I'm sorry I couldn't respond to your question about the GPB radio report in a timely manner. I heard the report this morning while getting ready for work. I had to get a child to school by 7:40 and be in court at 8:30 (and I live 20 miles from town!).
I tried to respond at lunchtime today but my office computer (it's OK, I'm my own boss at work) doesn't always allow me to transmit posts. I haven't figured that one out yet, either--just like my home computer posts going to your email. Anyway, I hope a lot of Catholics in our Diocese heard the report!
Did Pater Ignotus make it to the "Chant Intensive" workshop to see how the other half lives?
PI Was My Pastor - No, I did not attend the Chant Intensive. And it's not the "other half" but, at least in this diocese, the other 2%.
PI - It's called figurative speech. If it's literally 2% in the Diocese of Savannah, then it's quite sad that "Protestantized" liturgy is the norm these past 50 years. If your statistic is correct, then His Holiness, Benedict XVI, and hopefully His Excellency, Gregory John Hartmayer, in concert with him, have a lot of work to do to truly implement the true and genuine liturgical reforms of the Second Vatican Council and Summorum Pontificum. (It also says that there have been and are quite a few disobedient members of the clergy in the Diocese of Savannah over the past 50 years.)
PI Was My Pastor - I prefer the 2% number to the "figurative" and, I would say, misleading, "half." (I rounded to the nearest whole number. The un-rounded figure is 2.27273%.)
You can chack my math.

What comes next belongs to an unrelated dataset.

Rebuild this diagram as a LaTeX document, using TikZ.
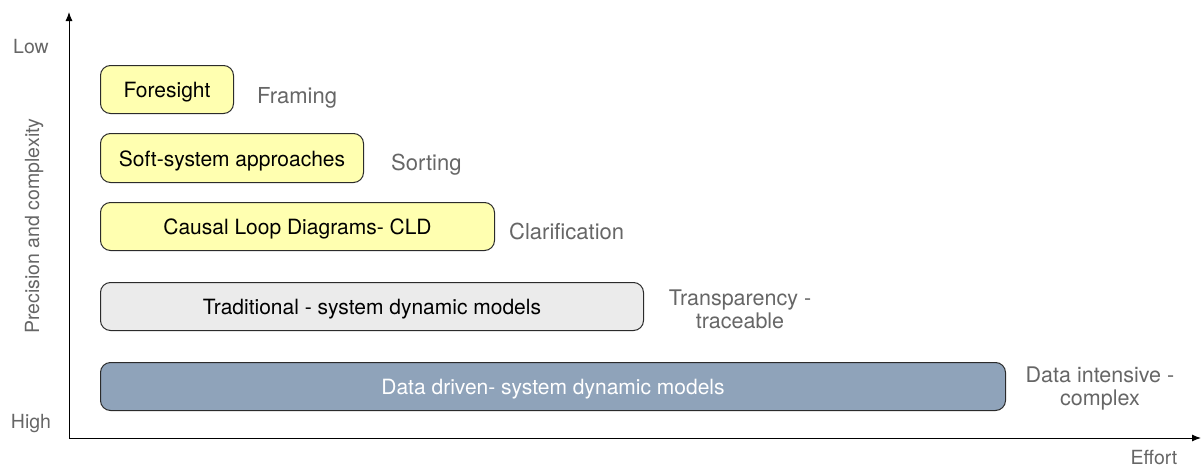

Divide the number of parishes/missions where Latin and/or chant makes up a significant portion of the language/music of the mass by the total number of parishes/missions.
The Mass of Pope Paul VI is not "Protestantized" and there were no "Six Protestant Ministers" who forced this reformed mass on an unsuspecting Catholic Church.
If you know of any - ANY - "disobedient" priests, I encourage you to report them to the proper authorities.